• Objective: Produce an exact transcription of the listing below, omitting the pictures.
··· Data provided
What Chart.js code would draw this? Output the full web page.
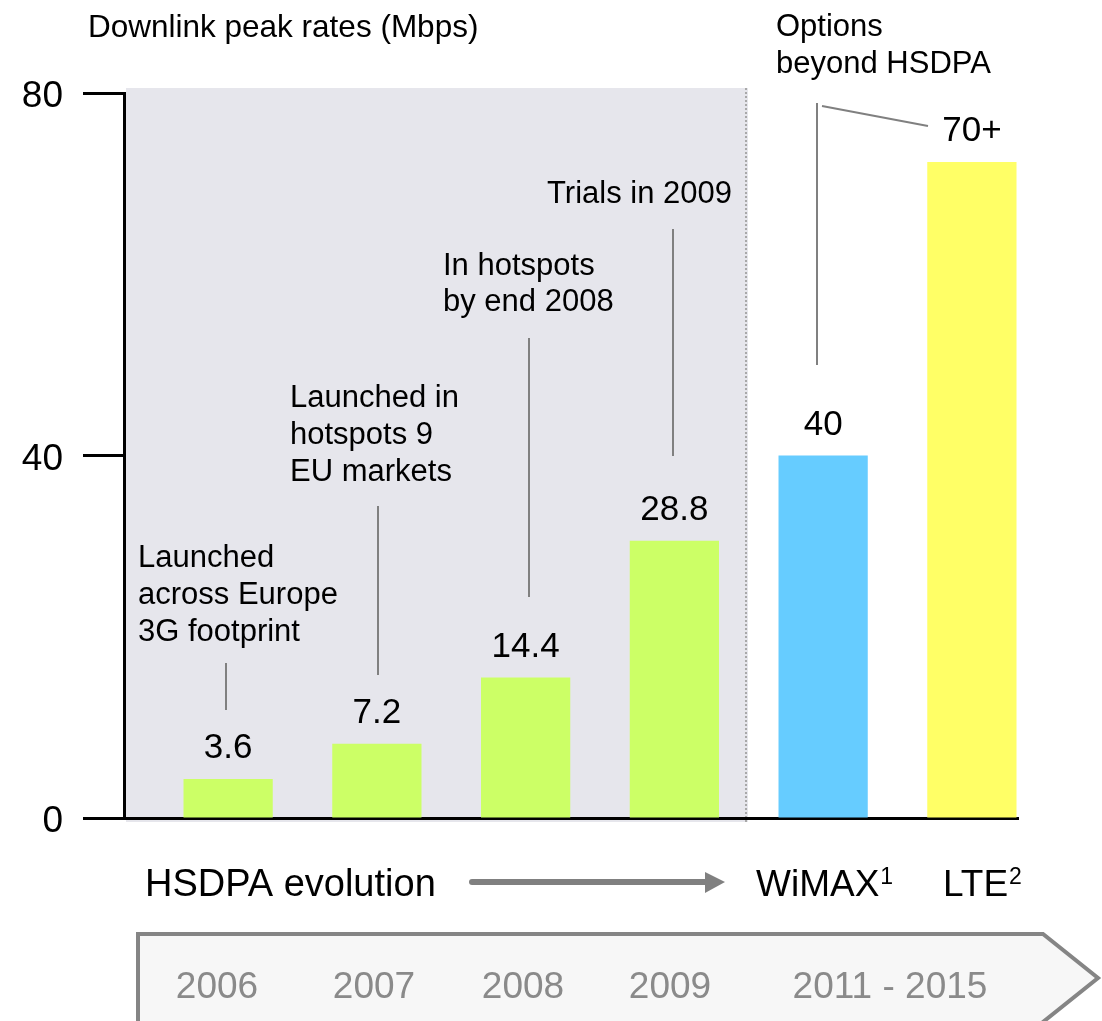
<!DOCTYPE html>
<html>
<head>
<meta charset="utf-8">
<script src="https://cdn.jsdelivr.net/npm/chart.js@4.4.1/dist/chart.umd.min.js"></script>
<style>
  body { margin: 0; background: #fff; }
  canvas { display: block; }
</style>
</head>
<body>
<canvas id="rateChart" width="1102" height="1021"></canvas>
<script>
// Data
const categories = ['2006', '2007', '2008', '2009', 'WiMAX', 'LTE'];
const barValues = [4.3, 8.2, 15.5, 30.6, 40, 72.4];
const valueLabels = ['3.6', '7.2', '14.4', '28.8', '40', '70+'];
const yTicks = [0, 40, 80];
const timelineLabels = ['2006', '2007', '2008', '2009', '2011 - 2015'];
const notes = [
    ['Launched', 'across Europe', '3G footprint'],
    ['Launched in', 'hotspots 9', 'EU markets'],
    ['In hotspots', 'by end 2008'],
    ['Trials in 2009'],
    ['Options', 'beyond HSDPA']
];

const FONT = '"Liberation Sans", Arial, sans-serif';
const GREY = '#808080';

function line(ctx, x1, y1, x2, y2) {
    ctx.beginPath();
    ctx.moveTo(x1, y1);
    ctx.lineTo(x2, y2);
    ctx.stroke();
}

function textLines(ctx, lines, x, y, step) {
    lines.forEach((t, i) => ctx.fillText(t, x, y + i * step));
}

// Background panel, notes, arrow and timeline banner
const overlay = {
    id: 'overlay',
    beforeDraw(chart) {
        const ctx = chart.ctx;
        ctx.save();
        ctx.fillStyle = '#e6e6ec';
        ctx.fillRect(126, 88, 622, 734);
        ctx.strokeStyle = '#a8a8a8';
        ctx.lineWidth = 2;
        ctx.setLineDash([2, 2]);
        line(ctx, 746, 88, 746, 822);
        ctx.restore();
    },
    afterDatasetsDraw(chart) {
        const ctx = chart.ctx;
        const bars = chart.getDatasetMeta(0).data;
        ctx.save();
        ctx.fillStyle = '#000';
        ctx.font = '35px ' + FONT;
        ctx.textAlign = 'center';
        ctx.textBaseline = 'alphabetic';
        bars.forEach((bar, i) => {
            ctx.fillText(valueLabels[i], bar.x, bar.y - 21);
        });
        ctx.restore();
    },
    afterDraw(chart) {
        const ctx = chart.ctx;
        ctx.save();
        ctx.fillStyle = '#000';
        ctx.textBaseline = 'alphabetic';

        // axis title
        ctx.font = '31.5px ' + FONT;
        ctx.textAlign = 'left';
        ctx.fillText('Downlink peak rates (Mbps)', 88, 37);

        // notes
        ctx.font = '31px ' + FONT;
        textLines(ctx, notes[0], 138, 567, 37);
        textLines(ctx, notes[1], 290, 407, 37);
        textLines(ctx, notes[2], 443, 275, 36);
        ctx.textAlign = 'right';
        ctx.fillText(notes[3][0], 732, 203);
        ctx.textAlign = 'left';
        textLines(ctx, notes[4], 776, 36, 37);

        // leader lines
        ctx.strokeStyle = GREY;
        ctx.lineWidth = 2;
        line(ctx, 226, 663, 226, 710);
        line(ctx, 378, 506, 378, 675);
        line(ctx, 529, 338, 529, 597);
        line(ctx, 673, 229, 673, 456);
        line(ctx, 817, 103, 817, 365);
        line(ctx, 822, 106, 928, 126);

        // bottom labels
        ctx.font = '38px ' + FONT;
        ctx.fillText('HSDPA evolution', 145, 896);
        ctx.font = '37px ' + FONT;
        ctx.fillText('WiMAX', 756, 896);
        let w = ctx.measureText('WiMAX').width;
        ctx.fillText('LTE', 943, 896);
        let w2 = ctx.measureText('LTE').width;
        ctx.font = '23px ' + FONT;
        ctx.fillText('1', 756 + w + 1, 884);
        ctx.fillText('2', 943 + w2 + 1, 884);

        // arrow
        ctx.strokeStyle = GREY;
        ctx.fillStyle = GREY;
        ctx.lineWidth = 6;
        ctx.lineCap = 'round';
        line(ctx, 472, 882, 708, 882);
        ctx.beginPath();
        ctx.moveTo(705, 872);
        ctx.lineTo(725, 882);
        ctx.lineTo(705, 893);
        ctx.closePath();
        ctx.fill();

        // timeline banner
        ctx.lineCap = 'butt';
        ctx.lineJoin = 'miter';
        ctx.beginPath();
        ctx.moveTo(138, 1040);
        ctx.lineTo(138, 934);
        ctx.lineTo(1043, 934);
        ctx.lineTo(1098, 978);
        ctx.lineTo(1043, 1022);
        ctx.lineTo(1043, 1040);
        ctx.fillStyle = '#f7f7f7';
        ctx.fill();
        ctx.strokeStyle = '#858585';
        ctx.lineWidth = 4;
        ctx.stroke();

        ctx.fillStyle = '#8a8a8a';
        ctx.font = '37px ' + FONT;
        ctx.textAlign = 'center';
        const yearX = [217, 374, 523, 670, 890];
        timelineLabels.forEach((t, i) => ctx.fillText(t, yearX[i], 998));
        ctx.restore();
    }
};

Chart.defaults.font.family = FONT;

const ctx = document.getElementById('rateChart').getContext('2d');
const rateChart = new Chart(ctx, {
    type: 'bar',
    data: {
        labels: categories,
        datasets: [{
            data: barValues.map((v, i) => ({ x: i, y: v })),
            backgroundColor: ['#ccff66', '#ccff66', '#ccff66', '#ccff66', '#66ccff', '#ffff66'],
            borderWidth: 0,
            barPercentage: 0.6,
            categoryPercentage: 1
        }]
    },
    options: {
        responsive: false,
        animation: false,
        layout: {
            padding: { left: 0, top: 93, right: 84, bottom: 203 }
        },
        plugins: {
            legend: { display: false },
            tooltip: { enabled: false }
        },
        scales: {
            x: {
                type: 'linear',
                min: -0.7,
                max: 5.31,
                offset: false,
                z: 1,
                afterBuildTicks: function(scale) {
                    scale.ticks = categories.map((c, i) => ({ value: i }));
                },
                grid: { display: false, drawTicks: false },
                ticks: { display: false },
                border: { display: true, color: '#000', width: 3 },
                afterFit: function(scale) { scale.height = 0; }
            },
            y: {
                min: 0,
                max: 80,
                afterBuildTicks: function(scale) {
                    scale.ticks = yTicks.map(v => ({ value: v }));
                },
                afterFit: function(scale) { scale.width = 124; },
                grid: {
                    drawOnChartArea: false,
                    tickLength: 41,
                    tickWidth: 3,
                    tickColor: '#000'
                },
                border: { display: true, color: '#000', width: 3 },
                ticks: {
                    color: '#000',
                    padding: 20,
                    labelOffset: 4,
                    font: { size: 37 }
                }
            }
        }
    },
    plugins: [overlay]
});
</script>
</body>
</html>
······
• Solution to the problem:
What Chart.js code would draw this? Output the full web page.
<!DOCTYPE html>
<html>
<head>
<meta charset="utf-8">
<script src="https://cdn.jsdelivr.net/npm/chart.js@4.4.1/dist/chart.umd.min.js"></script>
<style>
  body { margin: 0; background: #fff; }
  canvas { display: block; }
</style>
</head>
<body>
<canvas id="rateChart" width="1102" height="1021"></canvas>
<script>
// Data
const categories = ['2006', '2007', '2008', '2009', 'WiMAX', 'LTE'];
const barValues = [4.3, 8.2, 15.5, 30.6, 40, 72.4];
const valueLabels = ['3.6', '7.2', '14.4', '28.8', '40', '70+'];
const yTicks = [0, 40, 80];
const timelineLabels = ['2006', '2007', '2008', '2009', '2011 - 2015'];
const notes = [
    ['Launched', 'across Europe', '3G footprint'],
    ['Launched in', 'hotspots 9', 'EU markets'],
    ['In hotspots', 'by end 2008'],
    ['Trials in 2009'],
    ['Options', 'beyond HSDPA']
];

const FONT = '"Liberation Sans", Arial, sans-serif';
const GREY = '#808080';

function line(ctx, x1, y1, x2, y2) {
    ctx.beginPath();
    ctx.moveTo(x1, y1);
    ctx.lineTo(x2, y2);
    ctx.stroke();
}

function textLines(ctx, lines, x, y, step) {
    lines.forEach((t, i) => ctx.fillText(t, x, y + i * step));
}

// Background panel, notes, arrow and timeline banner
const overlay = {
    id: 'overlay',
    beforeDraw(chart) {
        const ctx = chart.ctx;
        ctx.save();
        ctx.fillStyle = '#e6e6ec';
        ctx.fillRect(126, 88, 622, 734);
        ctx.strokeStyle = '#a8a8a8';
        ctx.lineWidth = 2;
        ctx.setLineDash([2, 2]);
        line(ctx, 746, 88, 746, 822);
        ctx.restore();
    },
    afterDatasetsDraw(chart) {
        const ctx = chart.ctx;
        const bars = chart.getDatasetMeta(0).data;
        ctx.save();
        ctx.fillStyle = '#000';
        ctx.font = '35px ' + FONT;
        ctx.textAlign = 'center';
        ctx.textBaseline = 'alphabetic';
        bars.forEach((bar, i) => {
            ctx.fillText(valueLabels[i], bar.x, bar.y - 21);
        });
        ctx.restore();
    },
    afterDraw(chart) {
        const ctx = chart.ctx;
        ctx.save();
        ctx.fillStyle = '#000';
        ctx.textBaseline = 'alphabetic';

        // axis title
        ctx.font = '31.5px ' + FONT;
        ctx.textAlign = 'left';
        ctx.fillText('Downlink peak rates (Mbps)', 88, 37);

        // notes
        ctx.font = '31px ' + FONT;
        textLines(ctx, notes[0], 138, 567, 37);
        textLines(ctx, notes[1], 290, 407, 37);
        textLines(ctx, notes[2], 443, 275, 36);
        ctx.textAlign = 'right';
        ctx.fillText(notes[3][0], 732, 203);
        ctx.textAlign = 'left';
        textLines(ctx, notes[4], 776, 36, 37);

        // leader lines
        ctx.strokeStyle = GREY;
        ctx.lineWidth = 2;
        line(ctx, 226, 663, 226, 710);
        line(ctx, 378, 506, 378, 675);
        line(ctx, 529, 338, 529, 597);
        line(ctx, 673, 229, 673, 456);
        line(ctx, 817, 103, 817, 365);
        line(ctx, 822, 106, 928, 126);

        // bottom labels
        ctx.font = '38px ' + FONT;
        ctx.fillText('HSDPA evolution', 145, 896);
        ctx.font = '37px ' + FONT;
        ctx.fillText('WiMAX', 756, 896);
        let w = ctx.measureText('WiMAX').width;
        ctx.fillText('LTE', 943, 896);
        let w2 = ctx.measureText('LTE').width;
        ctx.font = '23px ' + FONT;
        ctx.fillText('1', 756 + w + 1, 884);
        ctx.fillText('2', 943 + w2 + 1, 884);

        // arrow
        ctx.strokeStyle = GREY;
        ctx.fillStyle = GREY;
        ctx.lineWidth = 6;
        ctx.lineCap = 'round';
        line(ctx, 472, 882, 708, 882);
        ctx.beginPath();
        ctx.moveTo(705, 872);
        ctx.lineTo(725, 882);
        ctx.lineTo(705, 893);
        ctx.closePath();
        ctx.fill();

        // timeline banner
        ctx.lineCap = 'butt';
        ctx.lineJoin = 'miter';
        ctx.beginPath();
        ctx.moveTo(138, 1040);
        ctx.lineTo(138, 934);
        ctx.lineTo(1043, 934);
        ctx.lineTo(1098, 978);
        ctx.lineTo(1043, 1022);
        ctx.lineTo(1043, 1040);
        ctx.fillStyle = '#f7f7f7';
        ctx.fill();
        ctx.strokeStyle = '#858585';
        ctx.lineWidth = 4;
        ctx.stroke();

        ctx.fillStyle = '#8a8a8a';
        ctx.font = '37px ' + FONT;
        ctx.textAlign = 'center';
        const yearX = [217, 374, 523, 670, 890];
        timelineLabels.forEach((t, i) => ctx.fillText(t, yearX[i], 998));
        ctx.restore();
    }
};

Chart.defaults.font.family = FONT;

const ctx = document.getElementById('rateChart').getContext('2d');
const rateChart = new Chart(ctx, {
    type: 'bar',
    data: {
        labels: categories,
        datasets: [{
            data: barValues.map((v, i) => ({ x: i, y: v })),
            backgroundColor: ['#ccff66', '#ccff66', '#ccff66', '#ccff66', '#66ccff', '#ffff66'],
            borderWidth: 0,
            barPercentage: 0.6,
            categoryPercentage: 1
        }]
    },
    options: {
        responsive: false,
        animation: false,
        layout: {
            padding: { left: 0, top: 93, right: 84, bottom: 203 }
        },
        plugins: {
            legend: { display: false },
            tooltip: { enabled: false }
        },
        scales: {
            x: {
                type: 'linear',
                min: -0.7,
                max: 5.31,
                offset: false,
                z: 1,
                afterBuildTicks: function(scale) {
                    scale.ticks = categories.map((c, i) => ({ value: i }));
                },
                grid: { display: false, drawTicks: false },
                ticks: { display: false },
                border: { display: true, color: '#000', width: 3 },
                afterFit: function(scale) { scale.height = 0; }
            },
            y: {
                min: 0,
                max: 80,
                afterBuildTicks: function(scale) {
                    scale.ticks = yTicks.map(v => ({ value: v }));
                },
                afterFit: function(scale) { scale.width = 124; },
                grid: {
                    drawOnChartArea: false,
                    tickLength: 41,
                    tickWidth: 3,
                    tickColor: '#000'
                },
                border: { display: true, color: '#000', width: 3 },
                ticks: {
                    color: '#000',
                    padding: 20,
                    labelOffset: 4,
                    font: { size: 37 }
                }
            }
        }
    },
    plugins: [overlay]
});
</script>
</body>
</html>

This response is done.